***** MATERIAL TO PROCESS *****

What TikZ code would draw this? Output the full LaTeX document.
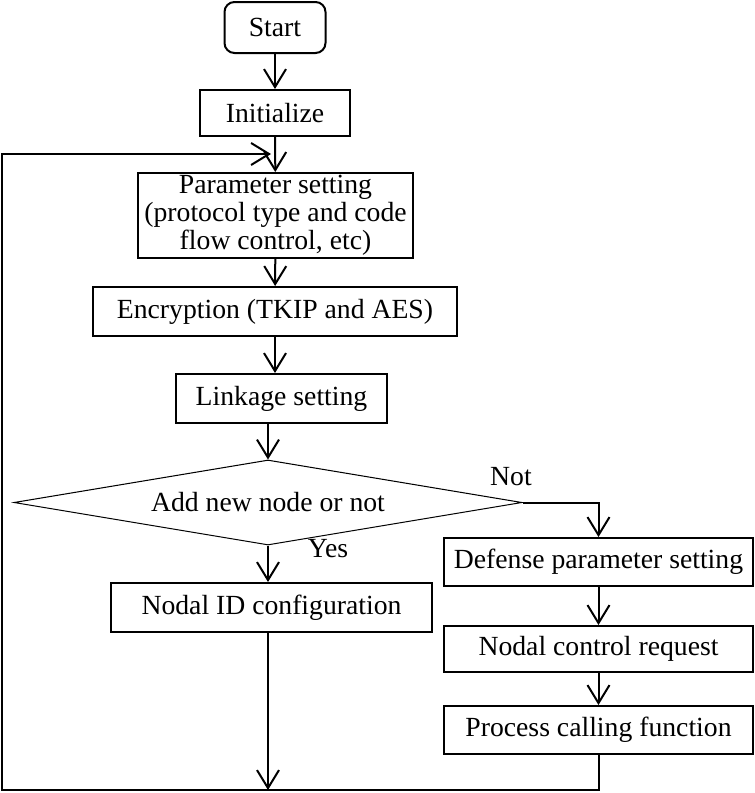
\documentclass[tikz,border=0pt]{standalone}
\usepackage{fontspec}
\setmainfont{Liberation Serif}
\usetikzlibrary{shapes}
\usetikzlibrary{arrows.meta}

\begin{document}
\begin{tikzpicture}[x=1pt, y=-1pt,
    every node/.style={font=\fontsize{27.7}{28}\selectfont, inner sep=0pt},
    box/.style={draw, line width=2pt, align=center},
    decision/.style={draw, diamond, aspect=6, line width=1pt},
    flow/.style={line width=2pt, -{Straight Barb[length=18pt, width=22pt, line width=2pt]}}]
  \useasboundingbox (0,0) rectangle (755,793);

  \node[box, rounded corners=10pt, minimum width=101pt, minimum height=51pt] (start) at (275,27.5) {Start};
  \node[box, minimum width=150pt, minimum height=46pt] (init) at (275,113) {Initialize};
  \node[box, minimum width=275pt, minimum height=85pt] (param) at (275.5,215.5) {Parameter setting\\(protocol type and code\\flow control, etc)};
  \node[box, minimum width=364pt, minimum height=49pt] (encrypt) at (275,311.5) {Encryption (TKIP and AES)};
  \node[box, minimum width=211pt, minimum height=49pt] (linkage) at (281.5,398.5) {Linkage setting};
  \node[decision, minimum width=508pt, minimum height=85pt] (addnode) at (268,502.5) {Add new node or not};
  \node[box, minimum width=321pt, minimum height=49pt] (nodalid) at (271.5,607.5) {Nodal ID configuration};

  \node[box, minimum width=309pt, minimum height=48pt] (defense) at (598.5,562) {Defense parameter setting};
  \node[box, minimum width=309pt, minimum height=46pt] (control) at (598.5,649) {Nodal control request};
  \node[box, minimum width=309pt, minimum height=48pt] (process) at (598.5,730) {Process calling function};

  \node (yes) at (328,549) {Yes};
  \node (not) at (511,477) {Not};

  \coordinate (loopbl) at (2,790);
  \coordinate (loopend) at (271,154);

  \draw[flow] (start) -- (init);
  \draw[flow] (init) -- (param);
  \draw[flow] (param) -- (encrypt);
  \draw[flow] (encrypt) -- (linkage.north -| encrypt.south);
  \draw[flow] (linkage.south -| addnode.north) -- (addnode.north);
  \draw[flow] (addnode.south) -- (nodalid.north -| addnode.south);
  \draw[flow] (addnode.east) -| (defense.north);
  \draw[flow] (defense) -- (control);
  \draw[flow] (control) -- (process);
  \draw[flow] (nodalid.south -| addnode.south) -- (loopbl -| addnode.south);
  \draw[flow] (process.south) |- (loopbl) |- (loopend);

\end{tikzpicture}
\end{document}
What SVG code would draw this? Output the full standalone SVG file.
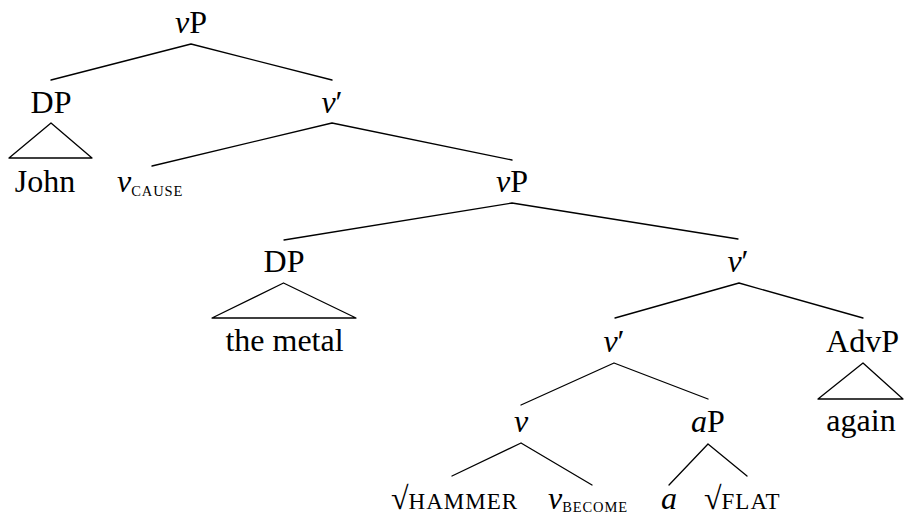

*****

### THE REQUEST
Repeat the listing in full and exactly. Leave any pictures out.

### EXERCISE RESPONSE
What TikZ code would draw this? Output the full LaTeX document.
\documentclass[tikz,border=0pt]{standalone}
\usepackage{fontspec}
\setmainfont{Liberation Serif}
\usetikzlibrary{shapes}
\usetikzlibrary{arrows.meta}

\begin{document}
\begin{tikzpicture}[x=1pt, y=-1pt,
    every node/.style={font=\fontsize{27.7}{28}\selectfont, inner sep=0pt},
    box/.style={draw, line width=2pt, align=center},
    decision/.style={draw, diamond, aspect=6, line width=1pt},
    flow/.style={line width=2pt, -{Straight Barb[length=18pt, width=22pt, line width=2pt]}}]
  \useasboundingbox (0,0) rectangle (755,793);

  \node[box, rounded corners=10pt, minimum width=101pt, minimum height=51pt] (start) at (275,27.5) {Start};
  \node[box, minimum width=150pt, minimum height=46pt] (init) at (275,113) {Initialize};
  \node[box, minimum width=275pt, minimum height=85pt] (param) at (275.5,215.5) {Parameter setting\\(protocol type and code\\flow control, etc)};
  \node[box, minimum width=364pt, minimum height=49pt] (encrypt) at (275,311.5) {Encryption (TKIP and AES)};
  \node[box, minimum width=211pt, minimum height=49pt] (linkage) at (281.5,398.5) {Linkage setting};
  \node[decision, minimum width=508pt, minimum height=85pt] (addnode) at (268,502.5) {Add new node or not};
  \node[box, minimum width=321pt, minimum height=49pt] (nodalid) at (271.5,607.5) {Nodal ID configuration};

  \node[box, minimum width=309pt, minimum height=48pt] (defense) at (598.5,562) {Defense parameter setting};
  \node[box, minimum width=309pt, minimum height=46pt] (control) at (598.5,649) {Nodal control request};
  \node[box, minimum width=309pt, minimum height=48pt] (process) at (598.5,730) {Process calling function};

  \node (yes) at (328,549) {Yes};
  \node (not) at (511,477) {Not};

  \coordinate (loopbl) at (2,790);
  \coordinate (loopend) at (271,154);

  \draw[flow] (start) -- (init);
  \draw[flow] (init) -- (param);
  \draw[flow] (param) -- (encrypt);
  \draw[flow] (encrypt) -- (linkage.north -| encrypt.south);
  \draw[flow] (linkage.south -| addnode.north) -- (addnode.north);
  \draw[flow] (addnode.south) -- (nodalid.north -| addnode.south);
  \draw[flow] (addnode.east) -| (defense.north);
  \draw[flow] (defense) -- (control);
  \draw[flow] (control) -- (process);
  \draw[flow] (nodalid.south -| addnode.south) -- (loopbl -| addnode.south);
  \draw[flow] (process.south) |- (loopbl) |- (loopend);

\end{tikzpicture}
\end{document}
What SVG code would draw this? Output the full standalone SVG file.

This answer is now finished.